Newly signed Detroit Tigers outfielder Torii Hunter is at the center of controversy after saying he would be “uncomfortable” having a gay teammate. Hunter later claimed the comment was taken out of context and said he had been misquoted.

Hunter, who formerly played for the Angels, was interviewed by the Los Angeles Times for a story that mentioned no gay player has come out while playing professional baseball, football, basketball or hockey.

Hunter, who was described by Times reporter Kevin Baxter as being “among baseball’s most thoughtful and intelligent players,” said he would have a problem with having a gay teammate because of his religion.

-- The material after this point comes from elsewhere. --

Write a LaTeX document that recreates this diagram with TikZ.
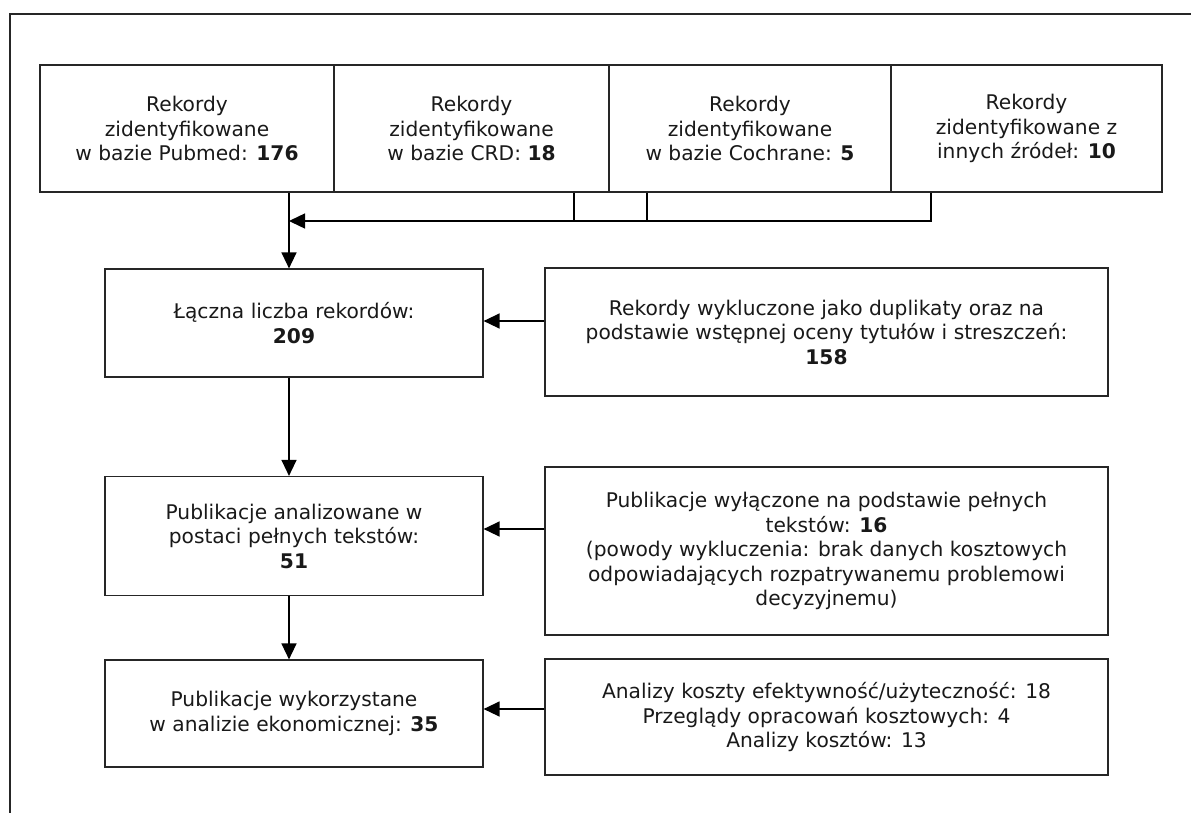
\documentclass[tikz,border=0pt]{standalone}
\usepackage{fontspec}
\setmainfont{DejaVu Sans}
\usetikzlibrary{arrows.meta}
\begin{document}
\begin{tikzpicture}[x=1pt,y=-1pt,
  box/.style={draw=black!85, line width=1.2pt, align=center, inner sep=0pt,
    font=\fontsize{20.2}{24.5}\selectfont, text=black!90},
  conn/.style={draw=black, line width=1.4pt},
  arr/.style={conn, -{Triangle[length=16pt,width=15pt]}}]
\useasboundingbox (0,0) rectangle (1191,812);
\fill[white] (0,0) rectangle (1191,812);
% outer frame (right and bottom edges lie outside the picture)
\draw[line width=1.2pt, black!85] (1195,14) -- (10,14) -- (10,816);

% top row
\node[box, minimum width=294pt, minimum height=127pt] (b1) at (187,128.5)
  {Rekordy\\zidentyfikowane\\w bazie Pubmed: \textbf{176}};
\node[box, minimum width=275pt, minimum height=127pt] (b2) at (471.5,128.5)
  {Rekordy\\zidentyfikowane\\w bazie CRD: \textbf{18}};
\node[box, minimum width=282pt, minimum height=127pt] (b3) at (750,128.5)
  {Rekordy\\zidentyfikowane\\w bazie Cochrane: \textbf{5}};
\node[box, minimum width=271pt, minimum height=127pt] (b4) at (1026.5,128.5)
  {Rekordy\\zidentyfikowane z\\innych źródeł: \textbf{10}};

% left column
\node[box, minimum width=378pt, minimum height=108pt] (l1) at (294,323)
  {Łączna liczba rekordów:\\\textbf{209}};
\node[box, minimum width=378pt, minimum height=119pt] (l2) at (294,536)
  {Publikacje analizowane w\\postaci pełnych tekstów:\\\textbf{51}};
\node[box, minimum width=378pt, minimum height=107pt] (l3) at (294,713.5)
  {Publikacje wykorzystane\\w analizie ekonomicznej: \textbf{35}};

% right column
\node[box, minimum width=563pt, minimum height=128pt] (r1) at (826.5,332)
  {Rekordy wykluczone jako duplikaty oraz na\\podstawie wstępnej oceny tytułów i streszczeń:\\\textbf{158}};
\node[box, minimum width=563pt, minimum height=168pt] (r2) at (826.5,551)
  {Publikacje wyłączone na podstawie pełnych\\tekstów: \textbf{16}\\(powody wykluczenia: brak danych kosztowych\\odpowiadających rozpatrywanemu problemowi\\decyzyjnemu)};
\node[box, minimum width=563pt, minimum height=116pt] (r3) at (826.5,717)
  {Analizy koszty efektywność/użyteczność: 18\\Przeglądy opracowań kosztowych: 4\\Analizy kosztów: 13};

% helper coordinates
\coordinate (ax) at (289,0);
\coordinate (c2) at (574,0);
\coordinate (c3) at (647,0);
\coordinate (c4) at (931,0);
\coordinate (my) at (0,221);
\coordinate (h1) at (0,321);
\coordinate (h2) at (0,529);
\coordinate (h3) at (0,709);

% connectors
\draw[arr] (b1.south -| ax) -- (l1.north -| ax);
\draw[arr] (b4.south -| c4) -- (c4 |- my) -- (ax |- my);
\draw[conn] (b2.south -| c2) -- (c2 |- my);
\draw[conn] (b3.south -| c3) -- (c3 |- my);
\draw[arr] (l1.south -| ax) -- (l2.north -| ax);
\draw[arr] (l2.south -| ax) -- (l3.north -| ax);
\draw[arr] (r1.west |- h1) -- (l1.east |- h1);
\draw[arr] (r2.west |- h2) -- (l2.east |- h2);
\draw[arr] (r3.west |- h3) -- (l3.east |- h3);
\end{tikzpicture}
\end{document}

"For me, as a Christian … I will be uncomfortable because in all my teachings and all my learning, biblically, it's not right," Hunter told the Times. "It will be difficult and uncomfortable."

Hunter responded to the story on Monday afternoon, saying he had been misquoted and his thoughts were taken out of context.

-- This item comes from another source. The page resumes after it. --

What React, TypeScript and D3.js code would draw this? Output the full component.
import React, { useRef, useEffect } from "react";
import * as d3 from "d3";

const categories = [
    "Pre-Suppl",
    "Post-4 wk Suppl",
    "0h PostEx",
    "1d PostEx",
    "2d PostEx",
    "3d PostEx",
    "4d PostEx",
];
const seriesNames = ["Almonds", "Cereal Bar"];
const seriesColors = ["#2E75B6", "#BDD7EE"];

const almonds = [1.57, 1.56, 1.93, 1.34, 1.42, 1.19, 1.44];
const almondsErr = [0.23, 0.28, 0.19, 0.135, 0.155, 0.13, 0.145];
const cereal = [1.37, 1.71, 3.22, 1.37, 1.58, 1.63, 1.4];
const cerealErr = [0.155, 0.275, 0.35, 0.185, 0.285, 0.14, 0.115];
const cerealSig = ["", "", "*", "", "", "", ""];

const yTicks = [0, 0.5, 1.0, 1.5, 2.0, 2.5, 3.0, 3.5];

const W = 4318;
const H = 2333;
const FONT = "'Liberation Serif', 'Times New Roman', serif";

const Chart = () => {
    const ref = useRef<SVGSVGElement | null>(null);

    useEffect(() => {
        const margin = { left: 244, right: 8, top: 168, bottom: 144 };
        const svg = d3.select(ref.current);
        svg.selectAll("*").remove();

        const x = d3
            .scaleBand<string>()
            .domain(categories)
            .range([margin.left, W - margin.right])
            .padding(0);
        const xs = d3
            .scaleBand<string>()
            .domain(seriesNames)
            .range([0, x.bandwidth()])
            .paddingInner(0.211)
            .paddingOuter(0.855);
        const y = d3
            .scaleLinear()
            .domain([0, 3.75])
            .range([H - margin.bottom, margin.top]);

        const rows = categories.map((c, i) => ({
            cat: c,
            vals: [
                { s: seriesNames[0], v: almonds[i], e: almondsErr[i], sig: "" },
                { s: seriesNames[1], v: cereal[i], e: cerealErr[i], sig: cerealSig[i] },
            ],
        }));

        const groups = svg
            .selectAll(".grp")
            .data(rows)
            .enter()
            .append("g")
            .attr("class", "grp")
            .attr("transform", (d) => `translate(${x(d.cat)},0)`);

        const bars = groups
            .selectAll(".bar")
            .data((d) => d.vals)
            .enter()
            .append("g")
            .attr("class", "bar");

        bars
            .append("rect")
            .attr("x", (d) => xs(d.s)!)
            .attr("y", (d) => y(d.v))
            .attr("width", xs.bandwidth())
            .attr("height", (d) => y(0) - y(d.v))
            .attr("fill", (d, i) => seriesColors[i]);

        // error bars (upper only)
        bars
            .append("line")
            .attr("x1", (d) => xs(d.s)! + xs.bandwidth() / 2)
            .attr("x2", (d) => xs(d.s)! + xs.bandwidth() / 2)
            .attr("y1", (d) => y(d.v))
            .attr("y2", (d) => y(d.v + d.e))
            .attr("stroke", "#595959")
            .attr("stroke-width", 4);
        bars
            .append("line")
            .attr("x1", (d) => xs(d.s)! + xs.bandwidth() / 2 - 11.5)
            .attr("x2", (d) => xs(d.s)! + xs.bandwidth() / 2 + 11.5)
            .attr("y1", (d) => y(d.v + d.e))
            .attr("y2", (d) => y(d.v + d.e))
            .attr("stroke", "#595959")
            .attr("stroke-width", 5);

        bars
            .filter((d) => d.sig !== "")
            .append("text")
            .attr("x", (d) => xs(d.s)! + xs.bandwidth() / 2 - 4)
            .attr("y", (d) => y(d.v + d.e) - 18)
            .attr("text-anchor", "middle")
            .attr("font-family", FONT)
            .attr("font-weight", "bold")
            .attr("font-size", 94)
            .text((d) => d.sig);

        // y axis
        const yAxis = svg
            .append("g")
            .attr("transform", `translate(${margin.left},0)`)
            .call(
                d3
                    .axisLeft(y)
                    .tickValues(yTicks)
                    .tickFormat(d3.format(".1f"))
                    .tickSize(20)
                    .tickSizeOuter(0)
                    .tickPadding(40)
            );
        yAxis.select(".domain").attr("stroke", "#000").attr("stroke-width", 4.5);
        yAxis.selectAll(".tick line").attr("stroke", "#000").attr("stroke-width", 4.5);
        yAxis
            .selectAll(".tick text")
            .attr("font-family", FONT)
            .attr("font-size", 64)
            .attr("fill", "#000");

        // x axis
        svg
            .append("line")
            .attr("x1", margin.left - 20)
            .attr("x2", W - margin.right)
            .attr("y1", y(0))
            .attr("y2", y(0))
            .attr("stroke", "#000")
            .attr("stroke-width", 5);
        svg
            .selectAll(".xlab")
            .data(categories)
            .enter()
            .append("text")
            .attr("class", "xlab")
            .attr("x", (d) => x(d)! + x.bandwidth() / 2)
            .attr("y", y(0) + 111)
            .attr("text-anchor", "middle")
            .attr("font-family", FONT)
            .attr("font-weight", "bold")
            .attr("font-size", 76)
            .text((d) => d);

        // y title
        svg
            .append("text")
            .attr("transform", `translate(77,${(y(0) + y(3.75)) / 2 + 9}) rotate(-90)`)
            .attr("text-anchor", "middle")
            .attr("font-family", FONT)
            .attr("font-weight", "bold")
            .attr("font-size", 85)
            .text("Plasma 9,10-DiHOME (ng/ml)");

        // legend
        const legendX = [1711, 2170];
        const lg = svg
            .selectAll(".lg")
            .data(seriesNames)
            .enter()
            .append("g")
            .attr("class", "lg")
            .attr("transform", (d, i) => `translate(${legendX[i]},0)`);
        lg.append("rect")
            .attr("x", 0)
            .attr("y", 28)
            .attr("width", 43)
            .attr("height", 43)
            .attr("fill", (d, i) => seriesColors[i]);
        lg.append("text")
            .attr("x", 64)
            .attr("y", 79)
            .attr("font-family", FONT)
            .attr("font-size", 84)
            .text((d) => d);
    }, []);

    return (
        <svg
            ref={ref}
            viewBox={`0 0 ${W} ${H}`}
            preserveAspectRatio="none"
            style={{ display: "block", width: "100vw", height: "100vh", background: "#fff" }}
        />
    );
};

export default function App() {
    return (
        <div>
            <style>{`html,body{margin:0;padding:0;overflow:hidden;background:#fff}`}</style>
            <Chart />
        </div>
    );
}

“Do [sic] believe everything u read. Misleading and way out of context. Truth. ...,” the Tigers outfielder wrote on his Twitter account.

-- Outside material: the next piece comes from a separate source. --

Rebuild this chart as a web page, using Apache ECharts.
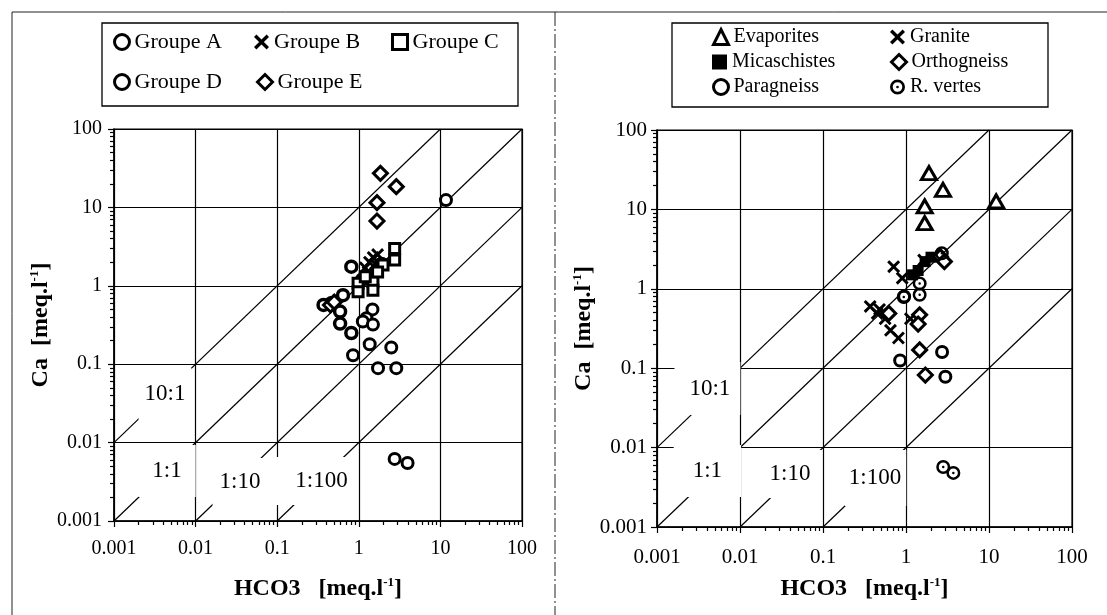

“I'm very disappointed in Kevin Baxter's article in which my quotes and feelings have been misrepresented. He took two completely separate quotes and made them into one quote that does not express how I feel as a Christian or a human being,” Hunter elaborated. “I have love and respect for all human beings regardless of race, color or sexual orientation. I am not perfect and try hard to live the best life I can and treat all people with respect. If you know me you know that I am not anti anything and to be portrayed as anti-gay in this article is hurtful and just not true.”

Hunter’s gay comment was criticized by Chris Kluwe, a National Footbal League punter for the playoff-bound Minnesota Vikings.

Kluwe, who is straight, gained national attention for his scathing letter to a Maryland politician who demanded Baltimore Ravens owner Steve Bisciotti prohibit his players from talking about gay rights. Ravens linebacker Brendan Ayanbadejo came out in support of a same-sex marriage bill in Maryland, which set off Maryland State Delegate Emmett C. Burns’ (D-Baltimore) letter to Bisciotti.

“I find it inconceivable that you are an elected official of the United States government,” Kluwe wrote in the open letter posted in September on the Huffington Post. “Your vitriolic hatred and bigotry make me ashamed and disgusted to think that you are in any way responsible for shaping policy at any level.”

Kluwe ended the missive by writing, “I would like to say that I hope this letter in some small way causes you to reflect upon the magnitude of the colossal foot-in-mouth clusterf--- you so brazenly unleashed on a man whose only crime was speaking out for something he believed in. Best of luck in the next election; I'm fairly certain you might need it.”

Kluwe used his Twitter account to voice his disapproval of Hunter’s comments on gays in sports.

“Saw the Torii Hunter comments. It's sad when people take something founded on tolerance and turn it into bigotry. Says a lot about them,” the Vikings punter wrote.

“Torii would also do well to remember that religion was used to deny black people their rights not too long ago. Have a little empathy,” Kluwe added. Hunter is black. Kluwe is white.